Kolejne akcje już w planach, wśród nich happening w czasie zawodów balonowych. - Najpierw przeprowadzimy ankietę "O czym marzą krośnianie". Potem poprosimy ludzi, żeby swoje marzenia napisali na karteczkach. One zostaną następnie przyczepione do baloników napełnionych helem. Chcemy, żeby wyglądało to optymistycznie - dodają pomysłodawcy. Szczegółów nie zdradzają, bo te jeszcze się klarują.
- Młodzież chce przez to pokazać, że warto budować życzliwość, współpracę między ludźmi, że to w perspektywie przekłada się nie tylko na kapitał społeczny, ale też na gospodarkę - dodaje Aleksandra Chodasz.
Uczestnicząca w projekcie "Obywatel PRO" grupa stworzona z uczniów II LO liczy kilkanaście osób. Twórcy projektu przyznają, że ze względu na nadmiar obowiązków szkolnych, nie było łatwo przekonać uczniów do współpracy. - Zaskoczyło mnie, że sporo osób nie zgłosiło się do projektu, bo muszą się uczyć, nie znajdą czasu. To przykre, że takie osoby skończą szkołę, pójdą na studia, a są tak mało aktywne. Zamykają się w swoich priorytetach i nie rozglądają się dookoła, a potem tych priorytetów i tak nie są w stanie realizować, bo np. nie potrafią współpracować w grupie. Po szkole od razu idą na korepetycje, potem siedzą przy komputerze, wszędzie sami, cały czas osobno - komentuje Aleksandra Chodasz.
- Dlatego słysząc argumenty o nauce tłumaczymy, że taka działalność nie zabiera dużo czasu, a ważne jest, żeby takie rzeczy umieć robić. To się przyda, gdy będą się starali o udział w jakimś projekcie czy stażu. Każdy się będzie pytał co do tej pory robili. Jeśli powiedzą, że tylko chodzili do szkoły i na korepetycje, to dla pracodawcy nie będą żadną atrakcją - dodaje.

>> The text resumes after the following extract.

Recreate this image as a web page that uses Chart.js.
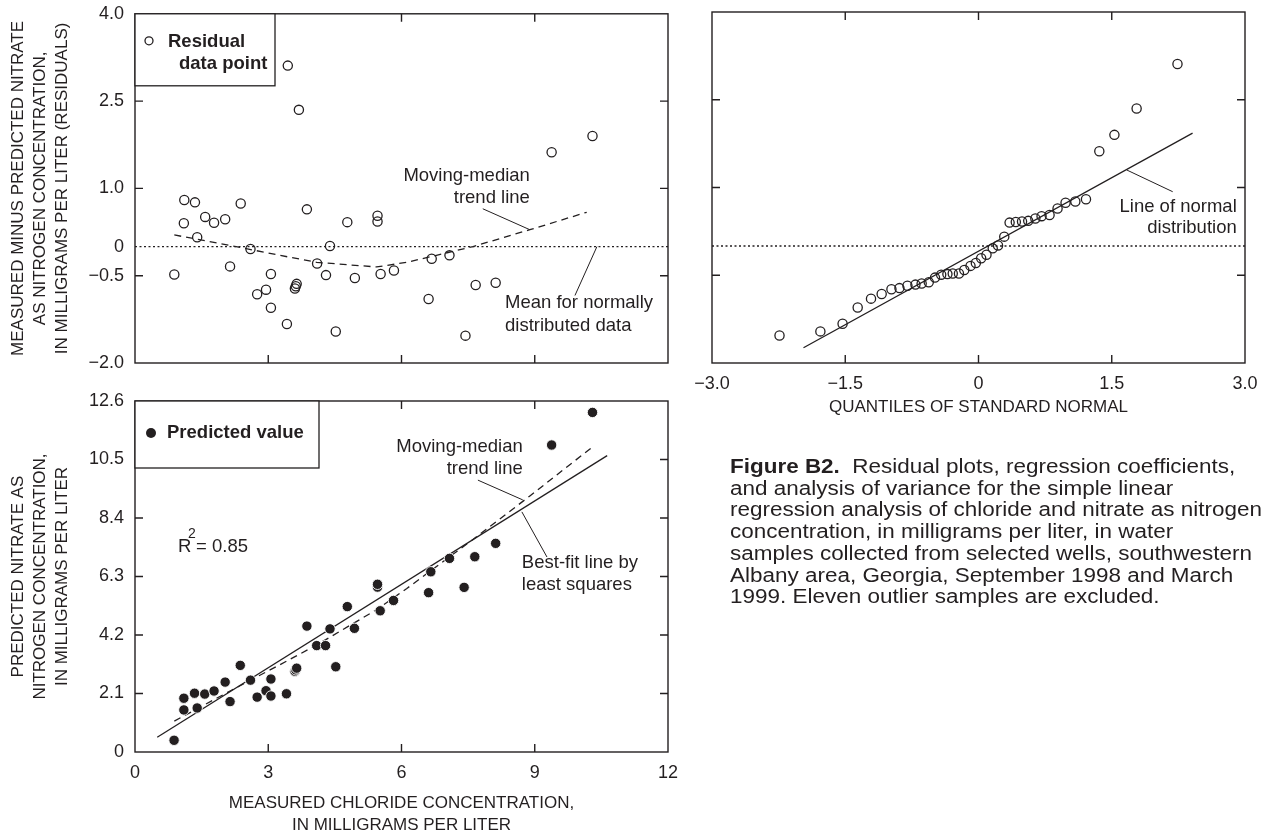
<!DOCTYPE html>
<html>
<head>
<meta charset="utf-8">
<script src="https://cdn.jsdelivr.net/npm/chart.js@4.4.1/dist/chart.umd.min.js"></script>
<style>
  html, body { margin: 0; padding: 0; background: #fff; overflow: hidden; width: 1263px; height: 834px; }
  canvas { position: absolute; left: 0; top: 0; }
  #caption {
    position: absolute; left: 730px; top: 456px;
    font-family: 'Liberation Sans Narrow', 'Liberation Sans', Arial, sans-serif;
    font-size: 19.5px; line-height: 21.7px; color: #231f20;
    transform-origin: 0 0; white-space: nowrap;
  }
  #caption div { width: max-content; }
</style>
</head>
<body>
<canvas id="resid" width="1263" height="840"></canvas>
<canvas id="qq" width="1263" height="840"></canvas>
<canvas id="pred" width="1263" height="840"></canvas>
<div id="caption">
  <div><b>Figure B2.</b>&nbsp; Residual plots, regression coefficients,</div>
  <div>and analysis of variance for the simple linear</div>
  <div>regression analysis of chloride and nitrate as nitrogen</div>
  <div>concentration, in milligrams per liter, in water</div>
  <div>samples collected from selected wells, southwestern</div>
  <div>Albany area, Georgia, September 1998 and March</div>
  <div>1999. Eleven outlier samples are excluded.</div>
</div>
<script>
// ---- Residuals versus measured chloride ----
const residChloride = [0.885, 1.10, 1.11, 1.35, 1.40, 1.58, 1.78, 2.03, 2.14, 2.38,
  2.60, 2.75, 2.95, 3.06, 3.06, 3.42, 3.44, 3.60, 3.62, 3.64,
  3.69, 3.87, 4.10, 4.30, 4.39, 4.52, 4.78, 4.95, 5.46, 5.46,
  5.53, 5.83, 6.61, 6.68, 7.08, 7.44, 7.67, 8.12, 9.38, 10.30];
const residuals = [-0.48, 0.40, 0.80, 0.76, 0.16, 0.51, 0.41, 0.47, -0.34, 0.74,
  -0.04, -0.82, -0.74, -0.47, -1.05, -1.33, 3.11, -0.72, -0.68, -0.64,
  2.35, 0.64, -0.29, -0.49, 0.01, -1.46, 0.42, -0.54, 0.53, 0.43,
  -0.47, -0.41, -0.90, -0.21, -0.15, -1.53, -0.66, -0.62, 1.62, 1.90];
const residTrendX = [0.885, 2.14, 3.26, 4.09, 5.44, 6.12, 7.61, 8.89, 10.17];
const residTrendY = [0.20, 0.02, -0.15, -0.27, -0.35, -0.27, 0.00, 0.29, 0.59];
const meanLineY = 0;

// ---- Normal probability plot of residuals ----
const normalQuantiles = [-2.24, -1.78, -1.53, -1.36, -1.21, -1.09, -0.98, -0.89, -0.80, -0.71,
  -0.64, -0.56, -0.49, -0.42, -0.35, -0.29, -0.22, -0.16, -0.09, -0.03,
  0.03, 0.09, 0.16, 0.22, 0.29, 0.35, 0.42, 0.49, 0.56, 0.64,
  0.71, 0.80, 0.89, 0.98, 1.09, 1.21, 1.36, 1.53, 1.78, 2.24];
const normalLineX = [-1.97, 2.41];
const normalLineY = [-1.74, 1.93];

// ---- Nitrate versus measured chloride ----
const chloride = [0.88, 1.10, 1.10, 1.34, 1.40, 1.57, 1.78, 2.03, 2.14, 2.37,
  2.60, 2.75, 2.95, 3.06, 3.06, 3.41, 3.60, 3.62, 3.64, 3.87,
  4.09, 4.29, 4.39, 4.52, 4.78, 4.94, 5.46, 5.46, 5.52, 5.82,
  6.61, 6.66, 7.08, 7.41, 7.65, 8.12, 9.38, 10.30];
const nitrate = [0.42, 1.51, 1.93, 2.11, 1.58, 2.08, 2.19, 2.51, 1.81, 3.11,
  2.58, 1.97, 2.20, 2.62, 2.01, 2.09, 2.90, 2.95, 3.01, 4.52,
  3.82, 3.82, 4.42, 3.06, 5.22, 4.44, 5.92, 6.02, 5.07, 5.44,
  5.72, 6.47, 6.95, 5.91, 7.01, 7.49, 11.02, 12.19];
const nitrateTrendX = [0.885, 2.14, 3.26, 4.09, 5.44, 6.12, 7.61, 8.89, 10.30];
const nitrateTrendY = [1.11, 2.19, 3.13, 3.84, 5.11, 5.87, 7.63, 9.19, 10.95];
const bestFitX = [0.50, 10.63];
const bestFitY = [0.53, 10.64];
const rSquared = '0.85';

// ---- Axis ticks ----
const residTicks = [-2, -0.5, 0, 1, 2.5, 4];
const residTickLabels = ['\u22122.0', '\u22120.5', '0', '1.0', '2.5', '4.0'];
const quantileTicks = [-3, -1.5, 0, 1.5, 3];
const quantileTickLabels = ['\u22123.0', '\u22121.5', '0', '1.5', '3.0'];
const chlorideTicks = [0, 3, 6, 9, 12];
const chlorideTickLabels = ['0', '3', '6', '9', '12'];
const nitrateTicks = [0, 2.1, 4.2, 6.3, 8.4, 10.5, 12.6];
const nitrateTickLabels = ['0', '2.1', '4.2', '6.3', '8.4', '10.5', '12.6'];

const INK = '#231f20';
const FONT = "'Liberation Sans', Arial, Helvetica, sans-serif";
Chart.defaults.font.family = FONT;
Chart.defaults.font.size = 18;
Chart.defaults.color = INK;

const pts = (xs, ys) => xs.map((x, i) => ({ x, y: ys[i] }));

const openCircles = data => ({
  data, showLine: false, pointRadius: 4.6, pointBorderWidth: 1.3,
  pointBackgroundColor: 'rgba(0,0,0,0)', pointBorderColor: INK
});
const filledDots = data => ({
  data, showLine: false, pointRadius: 5.2, pointBorderWidth: 0.9,
  pointBackgroundColor: INK, pointBorderColor: '#fff'
});
const line = (data, dash) => ({
  data, showLine: true, pointRadius: 0, borderColor: INK, borderWidth: 1.3,
  borderDash: dash || [], fill: false
});

function fixedScale(values, labels, extra) {
  return Object.assign({
    type: 'linear',
    min: values[0], max: values[values.length - 1],
    grid: { display: false }, border: { display: false },
    afterBuildTicks: s => { s.ticks = values.map(v => ({ value: v })); },
    ticks: { autoSkip: false, maxRotation: 0, callback: v => labels[values.indexOf(v)] }
  }, extra);
}

// Frame, inward tick marks, leader lines, notes and inset legend
const panelDecor = {
  id: 'panelDecor',
  afterDatasetsDraw(chart, args, o) {
    const { ctx, chartArea: a, scales: { x, y } } = chart;
    const X = v => x.getPixelForValue(v), Y = v => y.getPixelForValue(v);
    ctx.save();
    ctx.strokeStyle = INK; ctx.fillStyle = INK;
    ctx.lineWidth = 1.4;
    ctx.strokeRect(a.left, a.top, a.right - a.left, a.bottom - a.top);
    const L = 8;
    ctx.beginPath();
    (o.xMarks || []).forEach(v => {
      const p = X(v);
      ctx.moveTo(p, a.top); ctx.lineTo(p, a.top + L);
      ctx.moveTo(p, a.bottom); ctx.lineTo(p, a.bottom - L);
    });
    (o.yMarks || []).forEach(v => {
      const p = Y(v);
      ctx.moveTo(a.left, p); ctx.lineTo(a.left + L, p);
      ctx.moveTo(a.right, p); ctx.lineTo(a.right - L, p);
    });
    ctx.stroke();

    ctx.lineWidth = 1;
    ctx.beginPath();
    (o.leaders || []).forEach(([x0, y0, x1, y1]) => {
      ctx.moveTo(X(x0), Y(y0)); ctx.lineTo(X(x1), Y(y1));
    });
    ctx.stroke();

    ctx.font = '18.5px ' + FONT;
    ctx.textBaseline = 'middle';
    (o.notes || []).forEach(n => {
      ctx.textAlign = n.align;
      ctx.fillText(n.t, X(n.x), Y(n.y));
    });

    if (o.r2) {
      const rx = X(o.r2.x), ry = Y(o.r2.y);
      ctx.textAlign = 'left';
      ctx.font = '18.5px ' + FONT;
      ctx.fillText('R', rx, ry);
      ctx.fillText('= ' + rSquared, rx + 18, ry);
      ctx.font = '14px ' + FONT;
      ctx.fillText('2', rx + 10, ry - 13);
    }

    if (o.legend) {
      const g = o.legend;
      ctx.fillStyle = '#fff';
      ctx.fillRect(a.left, a.top, g.w, g.h);
      ctx.lineWidth = 1.3;
      ctx.strokeRect(a.left, a.top, g.w, g.h);
      ctx.fillStyle = INK;
      ctx.beginPath();
      ctx.arc(a.left + g.mx, a.top + g.my, g.r, 0, Math.PI * 2);
      if (g.filled) ctx.fill(); else ctx.stroke();
      ctx.font = 'bold 18.5px ' + FONT;
      ctx.textAlign = 'left';
      g.lines.forEach(l => ctx.fillText(l.t, a.left + l.dx, a.top + l.dy));
    }
    ctx.restore();
  }
};

function panel(id, cfg) {
  return new Chart(document.getElementById(id), {
    type: 'scatter',
    data: { datasets: cfg.datasets },
    options: {
      responsive: false, animation: false, events: [],
      layout: { padding: cfg.padding },
      plugins: { legend: { display: false }, tooltip: { enabled: false }, panelDecor: cfg.decor },
      scales: { x: cfg.x, y: cfg.y }
    },
    plugins: [panelDecor]
  });
}

const titleFont = { size: 17, lineHeight: '22px' };

// Residuals against chloride
panel('resid', {
  padding: { left: 0, top: 12, right: 595, bottom: 0 },
  datasets: [
    openCircles(pts(residChloride, residuals)),
    line(pts(residTrendX, residTrendY), [7, 5]),
    line(pts([chlorideTicks[0], chlorideTicks[chlorideTicks.length - 1]], [meanLineY, meanLineY]), [2, 2.5])
  ],
  x: fixedScale(chlorideTicks, chlorideTickLabels, {
    position: 'bottom', afterFit: s => { s.height = 477; },
    ticks: { display: false }
  }),
  y: fixedScale(residTicks, residTickLabels, {
    position: 'left', afterFit: s => { s.width = 135; },
    title: { display: true, text: ['MEASURED MINUS PREDICTED NITRATE', 'AS NITROGEN CONCENTRATION,', 'IN MILLIGRAMS PER LITER (RESIDUALS)'],
      font: titleFont, padding: { top: 7, bottom: 0 } }
  }),
  decor: {
    xMarks: [3, 6, 9], yMarks: [-0.5, 1, 2.5],
    leaders: [[7.83, 0.65, 8.89, 0.29], [9.905, -0.84, 10.40, 0]],
    notes: [
      { t: 'Moving-median', x: 8.89, y: 1.21, align: 'right' },
      { t: 'trend line', x: 8.89, y: 0.84, align: 'right' },
      { t: 'Mean for normally', x: 8.33, y: -0.97, align: 'left' },
      { t: 'distributed data', x: 8.33, y: -1.37, align: 'left' }
    ],
    legend: { w: 140, h: 72, mx: 14, my: 27, r: 4, filled: false,
      lines: [{ t: 'Residual', dx: 33, dy: 28 }, { t: 'data point', dx: 44, dy: 50 }] }
  }
});

// Residuals against normal quantiles
const sortedResiduals = residuals.slice().sort((a, b) => a - b);
panel('qq', {
  padding: { left: 712, top: 12, right: 18, bottom: 421 },
  datasets: [
    openCircles(pts(normalQuantiles, sortedResiduals)),
    line(pts(normalLineX, normalLineY)),
    line(pts([quantileTicks[0], quantileTicks[quantileTicks.length - 1]], [meanLineY, meanLineY]), [2, 2.5])
  ],
  x: fixedScale(quantileTicks, quantileTickLabels, {
    position: 'bottom', afterFit: s => { s.height = 56; },
    ticks: { autoSkip: false, maxRotation: 0, padding: 2, callback: v => quantileTickLabels[quantileTicks.indexOf(v)] },
    title: { display: true, text: 'QUANTILES OF STANDARD NORMAL', font: titleFont, padding: { top: 0, bottom: 1 } }
  }),
  y: fixedScale(residTicks, residTickLabels, {
    position: 'left', afterFit: s => { s.width = 0; },
    ticks: { display: false }
  }),
  decor: {
    xMarks: [-1.5, 0, 1.5], yMarks: [-0.5, 1, 2.5],
    leaders: [[1.668, 1.30, 2.186, 0.928]],
    notes: [
      { t: 'Line of normal', x: 2.907, y: 0.672, align: 'right' },
      { t: 'distribution', x: 2.907, y: 0.308, align: 'right' }
    ]
  }
});

// Nitrate against chloride
panel('pred', {
  padding: { left: 0, top: 401, right: 595, bottom: 4 },
  datasets: [
    filledDots(pts(chloride, nitrate)),
    line(pts(nitrateTrendX, nitrateTrendY), [7, 5]),
    line(pts(bestFitX, bestFitY))
  ],
  x: fixedScale(chlorideTicks, chlorideTickLabels, {
    position: 'bottom', afterFit: s => { s.height = 84; },
    ticks: { autoSkip: false, maxRotation: 0, padding: 2, callback: v => chlorideTickLabels[chlorideTicks.indexOf(v)] },
    title: { display: true, text: ['MEASURED CHLORIDE CONCENTRATION,', 'IN MILLIGRAMS PER LITER'], font: titleFont, padding: { top: 0, bottom: 0 } }
  }),
  y: fixedScale(nitrateTicks, nitrateTickLabels, {
    position: 'left', afterFit: s => { s.width = 135; },
    title: { display: true, text: ['PREDICTED NITRATE AS', 'NITROGEN CONCENTRATION,', 'IN MILLIGRAMS PER LITER'],
      font: titleFont, padding: { top: 7, bottom: 0 } }
  }),
  decor: {
    xMarks: [3, 6, 9], yMarks: [2.1, 4.2, 6.3, 8.4, 10.5],
    leaders: [[7.72, 9.76, 8.73, 9.05], [8.71, 8.62, 9.275, 7.0]],
    notes: [
      { t: 'Moving-median', x: 8.73, y: 10.95, align: 'right' },
      { t: 'trend line', x: 8.73, y: 10.16, align: 'right' },
      { t: 'Best-fit line by', x: 8.71, y: 6.78, align: 'left' },
      { t: 'least squares', x: 8.71, y: 5.99, align: 'left' }
    ],
    r2: { x: 0.97, y: 7.37 },
    legend: { w: 184, h: 67, mx: 16, my: 32, r: 5, filled: true,
      lines: [{ t: 'Predicted value', dx: 32, dy: 32 }] }
  }
});

// Fit the caption block to its column width
const cap = document.getElementById('caption');
const widest = cap.children[2].getBoundingClientRect().width;
cap.style.transform = 'scaleX(' + (532 / widest) + ')';
</script>
</body>
</html>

Do tych, którzy w projekt się zaangażowali, te argumenty trafiają: - Dzięki tym działaniom jestem bardziej pewna siebie, wiem jak niektóre sprawy załatwiać, gdzie mogę prosić o pomoc albo jak zebrać grupę ludzi i zmotywować ich do czegoś. W ten sposób zmuszamy krośnian do ruszenia się z domu i zrobienia czegoś, a nie tylko czekania na gotowe. Może jak ktoś zobaczy nasze działania to sam spróbuje swoich sił, bo może ma w głowie jakiś pomysł, tylko nie wie jak się do tego zabrać - mówi Dominika, jedna z uczestniczek projektu.